Goal
Would you copy out the whole listing exactly as given?

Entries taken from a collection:
****************************************

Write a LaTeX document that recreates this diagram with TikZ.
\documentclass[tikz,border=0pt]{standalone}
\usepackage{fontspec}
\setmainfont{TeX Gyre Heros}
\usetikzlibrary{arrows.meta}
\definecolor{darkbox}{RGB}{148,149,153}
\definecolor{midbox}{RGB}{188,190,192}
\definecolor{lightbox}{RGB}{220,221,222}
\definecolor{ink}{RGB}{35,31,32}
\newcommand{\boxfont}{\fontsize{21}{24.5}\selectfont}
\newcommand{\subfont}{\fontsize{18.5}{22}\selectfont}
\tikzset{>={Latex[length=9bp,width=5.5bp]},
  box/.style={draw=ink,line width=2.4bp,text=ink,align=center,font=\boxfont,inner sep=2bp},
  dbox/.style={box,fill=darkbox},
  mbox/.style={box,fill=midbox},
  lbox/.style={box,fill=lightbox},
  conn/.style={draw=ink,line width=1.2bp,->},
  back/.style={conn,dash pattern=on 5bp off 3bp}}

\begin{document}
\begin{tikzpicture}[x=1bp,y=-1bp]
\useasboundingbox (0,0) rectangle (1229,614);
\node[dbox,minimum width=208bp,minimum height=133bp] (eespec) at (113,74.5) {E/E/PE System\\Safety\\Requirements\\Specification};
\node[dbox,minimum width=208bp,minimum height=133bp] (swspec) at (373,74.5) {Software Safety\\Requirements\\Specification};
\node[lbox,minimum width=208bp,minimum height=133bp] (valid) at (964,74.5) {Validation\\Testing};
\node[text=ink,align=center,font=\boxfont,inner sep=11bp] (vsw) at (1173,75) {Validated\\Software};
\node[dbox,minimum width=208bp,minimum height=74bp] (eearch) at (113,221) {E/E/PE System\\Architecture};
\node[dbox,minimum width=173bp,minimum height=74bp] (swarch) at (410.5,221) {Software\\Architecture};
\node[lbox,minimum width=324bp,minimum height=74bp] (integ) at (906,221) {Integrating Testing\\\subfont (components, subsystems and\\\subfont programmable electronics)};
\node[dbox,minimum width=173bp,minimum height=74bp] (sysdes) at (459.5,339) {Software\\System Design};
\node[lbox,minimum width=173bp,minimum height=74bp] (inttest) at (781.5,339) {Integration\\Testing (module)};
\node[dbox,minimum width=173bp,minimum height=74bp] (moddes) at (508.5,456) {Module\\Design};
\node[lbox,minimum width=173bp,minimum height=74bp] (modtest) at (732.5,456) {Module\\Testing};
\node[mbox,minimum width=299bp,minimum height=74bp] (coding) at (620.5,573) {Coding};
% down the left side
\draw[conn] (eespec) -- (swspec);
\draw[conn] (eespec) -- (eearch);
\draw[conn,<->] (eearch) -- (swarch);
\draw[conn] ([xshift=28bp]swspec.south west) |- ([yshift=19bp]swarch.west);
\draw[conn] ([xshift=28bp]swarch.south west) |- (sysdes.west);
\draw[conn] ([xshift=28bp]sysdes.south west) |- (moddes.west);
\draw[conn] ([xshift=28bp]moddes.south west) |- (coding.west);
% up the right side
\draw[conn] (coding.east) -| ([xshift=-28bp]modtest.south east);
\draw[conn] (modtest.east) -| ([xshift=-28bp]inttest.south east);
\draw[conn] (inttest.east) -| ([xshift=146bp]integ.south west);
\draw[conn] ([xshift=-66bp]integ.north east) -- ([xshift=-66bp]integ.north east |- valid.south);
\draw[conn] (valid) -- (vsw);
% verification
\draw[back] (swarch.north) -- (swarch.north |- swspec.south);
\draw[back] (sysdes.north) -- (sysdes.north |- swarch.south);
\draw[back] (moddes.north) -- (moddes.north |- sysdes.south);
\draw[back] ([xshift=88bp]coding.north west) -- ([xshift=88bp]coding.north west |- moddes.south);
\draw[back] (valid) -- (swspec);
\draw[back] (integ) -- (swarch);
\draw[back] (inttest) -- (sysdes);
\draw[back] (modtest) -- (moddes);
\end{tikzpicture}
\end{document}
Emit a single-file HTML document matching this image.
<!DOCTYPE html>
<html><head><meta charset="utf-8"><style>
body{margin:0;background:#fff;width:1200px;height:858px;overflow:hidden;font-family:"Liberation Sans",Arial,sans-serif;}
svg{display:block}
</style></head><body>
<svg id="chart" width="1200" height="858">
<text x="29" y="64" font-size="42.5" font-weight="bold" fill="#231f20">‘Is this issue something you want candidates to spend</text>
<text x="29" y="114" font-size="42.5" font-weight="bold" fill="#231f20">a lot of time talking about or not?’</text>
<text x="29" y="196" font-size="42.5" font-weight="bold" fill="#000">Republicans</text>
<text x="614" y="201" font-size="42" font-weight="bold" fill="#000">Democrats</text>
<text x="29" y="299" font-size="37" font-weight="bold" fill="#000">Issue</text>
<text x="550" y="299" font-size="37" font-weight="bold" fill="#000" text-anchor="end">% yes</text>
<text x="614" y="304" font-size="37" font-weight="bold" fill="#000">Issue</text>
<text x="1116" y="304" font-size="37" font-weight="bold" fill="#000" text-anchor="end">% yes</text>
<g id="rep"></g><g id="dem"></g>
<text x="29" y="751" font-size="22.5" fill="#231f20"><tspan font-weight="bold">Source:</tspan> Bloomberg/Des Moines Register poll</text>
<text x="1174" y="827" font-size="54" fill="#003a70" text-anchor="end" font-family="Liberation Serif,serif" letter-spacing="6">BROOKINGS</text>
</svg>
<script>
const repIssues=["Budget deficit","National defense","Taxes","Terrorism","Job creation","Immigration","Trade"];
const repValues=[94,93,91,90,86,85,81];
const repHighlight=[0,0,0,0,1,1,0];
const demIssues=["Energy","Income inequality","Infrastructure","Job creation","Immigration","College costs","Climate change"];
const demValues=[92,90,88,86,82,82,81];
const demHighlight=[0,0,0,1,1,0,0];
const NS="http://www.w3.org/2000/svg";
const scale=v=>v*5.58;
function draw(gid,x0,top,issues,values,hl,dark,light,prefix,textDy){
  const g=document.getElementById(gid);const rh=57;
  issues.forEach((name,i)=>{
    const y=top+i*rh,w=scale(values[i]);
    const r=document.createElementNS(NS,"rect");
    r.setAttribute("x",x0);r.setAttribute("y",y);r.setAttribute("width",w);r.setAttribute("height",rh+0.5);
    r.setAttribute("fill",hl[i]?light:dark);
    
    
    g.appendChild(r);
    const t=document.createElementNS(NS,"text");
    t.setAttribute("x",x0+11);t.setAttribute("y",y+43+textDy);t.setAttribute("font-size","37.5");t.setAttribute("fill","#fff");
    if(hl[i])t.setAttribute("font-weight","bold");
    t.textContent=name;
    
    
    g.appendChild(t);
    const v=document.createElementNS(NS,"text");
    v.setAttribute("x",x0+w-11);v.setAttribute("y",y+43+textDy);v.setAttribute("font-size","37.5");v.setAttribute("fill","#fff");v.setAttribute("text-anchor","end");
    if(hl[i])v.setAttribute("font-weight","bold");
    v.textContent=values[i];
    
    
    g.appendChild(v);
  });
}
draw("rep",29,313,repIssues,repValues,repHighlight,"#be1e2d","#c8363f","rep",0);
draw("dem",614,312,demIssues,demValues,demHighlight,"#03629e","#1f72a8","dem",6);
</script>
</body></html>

****************************************

Reply to the exercise
Write a LaTeX document that recreates this diagram with TikZ.
\documentclass[tikz,border=0pt]{standalone}
\usepackage{fontspec}
\setmainfont{TeX Gyre Heros}
\usetikzlibrary{arrows.meta}
\definecolor{darkbox}{RGB}{148,149,153}
\definecolor{midbox}{RGB}{188,190,192}
\definecolor{lightbox}{RGB}{220,221,222}
\definecolor{ink}{RGB}{35,31,32}
\newcommand{\boxfont}{\fontsize{21}{24.5}\selectfont}
\newcommand{\subfont}{\fontsize{18.5}{22}\selectfont}
\tikzset{>={Latex[length=9bp,width=5.5bp]},
  box/.style={draw=ink,line width=2.4bp,text=ink,align=center,font=\boxfont,inner sep=2bp},
  dbox/.style={box,fill=darkbox},
  mbox/.style={box,fill=midbox},
  lbox/.style={box,fill=lightbox},
  conn/.style={draw=ink,line width=1.2bp,->},
  back/.style={conn,dash pattern=on 5bp off 3bp}}

\begin{document}
\begin{tikzpicture}[x=1bp,y=-1bp]
\useasboundingbox (0,0) rectangle (1229,614);
\node[dbox,minimum width=208bp,minimum height=133bp] (eespec) at (113,74.5) {E/E/PE System\\Safety\\Requirements\\Specification};
\node[dbox,minimum width=208bp,minimum height=133bp] (swspec) at (373,74.5) {Software Safety\\Requirements\\Specification};
\node[lbox,minimum width=208bp,minimum height=133bp] (valid) at (964,74.5) {Validation\\Testing};
\node[text=ink,align=center,font=\boxfont,inner sep=11bp] (vsw) at (1173,75) {Validated\\Software};
\node[dbox,minimum width=208bp,minimum height=74bp] (eearch) at (113,221) {E/E/PE System\\Architecture};
\node[dbox,minimum width=173bp,minimum height=74bp] (swarch) at (410.5,221) {Software\\Architecture};
\node[lbox,minimum width=324bp,minimum height=74bp] (integ) at (906,221) {Integrating Testing\\\subfont (components, subsystems and\\\subfont programmable electronics)};
\node[dbox,minimum width=173bp,minimum height=74bp] (sysdes) at (459.5,339) {Software\\System Design};
\node[lbox,minimum width=173bp,minimum height=74bp] (inttest) at (781.5,339) {Integration\\Testing (module)};
\node[dbox,minimum width=173bp,minimum height=74bp] (moddes) at (508.5,456) {Module\\Design};
\node[lbox,minimum width=173bp,minimum height=74bp] (modtest) at (732.5,456) {Module\\Testing};
\node[mbox,minimum width=299bp,minimum height=74bp] (coding) at (620.5,573) {Coding};
% down the left side
\draw[conn] (eespec) -- (swspec);
\draw[conn] (eespec) -- (eearch);
\draw[conn,<->] (eearch) -- (swarch);
\draw[conn] ([xshift=28bp]swspec.south west) |- ([yshift=19bp]swarch.west);
\draw[conn] ([xshift=28bp]swarch.south west) |- (sysdes.west);
\draw[conn] ([xshift=28bp]sysdes.south west) |- (moddes.west);
\draw[conn] ([xshift=28bp]moddes.south west) |- (coding.west);
% up the right side
\draw[conn] (coding.east) -| ([xshift=-28bp]modtest.south east);
\draw[conn] (modtest.east) -| ([xshift=-28bp]inttest.south east);
\draw[conn] (inttest.east) -| ([xshift=146bp]integ.south west);
\draw[conn] ([xshift=-66bp]integ.north east) -- ([xshift=-66bp]integ.north east |- valid.south);
\draw[conn] (valid) -- (vsw);
% verification
\draw[back] (swarch.north) -- (swarch.north |- swspec.south);
\draw[back] (sysdes.north) -- (sysdes.north |- swarch.south);
\draw[back] (moddes.north) -- (moddes.north |- sysdes.south);
\draw[back] ([xshift=88bp]coding.north west) -- ([xshift=88bp]coding.north west |- moddes.south);
\draw[back] (valid) -- (swspec);
\draw[back] (integ) -- (swarch);
\draw[back] (inttest) -- (sysdes);
\draw[back] (modtest) -- (moddes);
\end{tikzpicture}
\end{document}
Emit a single-file HTML document matching this image.
<!DOCTYPE html>
<html><head><meta charset="utf-8"><style>
body{margin:0;background:#fff;width:1200px;height:858px;overflow:hidden;font-family:"Liberation Sans",Arial,sans-serif;}
svg{display:block}
</style></head><body>
<svg id="chart" width="1200" height="858">
<text x="29" y="64" font-size="42.5" font-weight="bold" fill="#231f20">‘Is this issue something you want candidates to spend</text>
<text x="29" y="114" font-size="42.5" font-weight="bold" fill="#231f20">a lot of time talking about or not?’</text>
<text x="29" y="196" font-size="42.5" font-weight="bold" fill="#000">Republicans</text>
<text x="614" y="201" font-size="42" font-weight="bold" fill="#000">Democrats</text>
<text x="29" y="299" font-size="37" font-weight="bold" fill="#000">Issue</text>
<text x="550" y="299" font-size="37" font-weight="bold" fill="#000" text-anchor="end">% yes</text>
<text x="614" y="304" font-size="37" font-weight="bold" fill="#000">Issue</text>
<text x="1116" y="304" font-size="37" font-weight="bold" fill="#000" text-anchor="end">% yes</text>
<g id="rep"></g><g id="dem"></g>
<text x="29" y="751" font-size="22.5" fill="#231f20"><tspan font-weight="bold">Source:</tspan> Bloomberg/Des Moines Register poll</text>
<text x="1174" y="827" font-size="54" fill="#003a70" text-anchor="end" font-family="Liberation Serif,serif" letter-spacing="6">BROOKINGS</text>
</svg>
<script>
const repIssues=["Budget deficit","National defense","Taxes","Terrorism","Job creation","Immigration","Trade"];
const repValues=[94,93,91,90,86,85,81];
const repHighlight=[0,0,0,0,1,1,0];
const demIssues=["Energy","Income inequality","Infrastructure","Job creation","Immigration","College costs","Climate change"];
const demValues=[92,90,88,86,82,82,81];
const demHighlight=[0,0,0,1,1,0,0];
const NS="http://www.w3.org/2000/svg";
const scale=v=>v*5.58;
function draw(gid,x0,top,issues,values,hl,dark,light,prefix,textDy){
  const g=document.getElementById(gid);const rh=57;
  issues.forEach((name,i)=>{
    const y=top+i*rh,w=scale(values[i]);
    const r=document.createElementNS(NS,"rect");
    r.setAttribute("x",x0);r.setAttribute("y",y);r.setAttribute("width",w);r.setAttribute("height",rh+0.5);
    r.setAttribute("fill",hl[i]?light:dark);
    
    
    g.appendChild(r);
    const t=document.createElementNS(NS,"text");
    t.setAttribute("x",x0+11);t.setAttribute("y",y+43+textDy);t.setAttribute("font-size","37.5");t.setAttribute("fill","#fff");
    if(hl[i])t.setAttribute("font-weight","bold");
    t.textContent=name;
    
    
    g.appendChild(t);
    const v=document.createElementNS(NS,"text");
    v.setAttribute("x",x0+w-11);v.setAttribute("y",y+43+textDy);v.setAttribute("font-size","37.5");v.setAttribute("fill","#fff");v.setAttribute("text-anchor","end");
    if(hl[i])v.setAttribute("font-weight","bold");
    v.textContent=values[i];
    
    
    g.appendChild(v);
  });
}
draw("rep",29,313,repIssues,repValues,repHighlight,"#be1e2d","#c8363f","rep",0);
draw("dem",614,312,demIssues,demValues,demHighlight,"#03629e","#1f72a8","dem",6);
</script>
</body></html>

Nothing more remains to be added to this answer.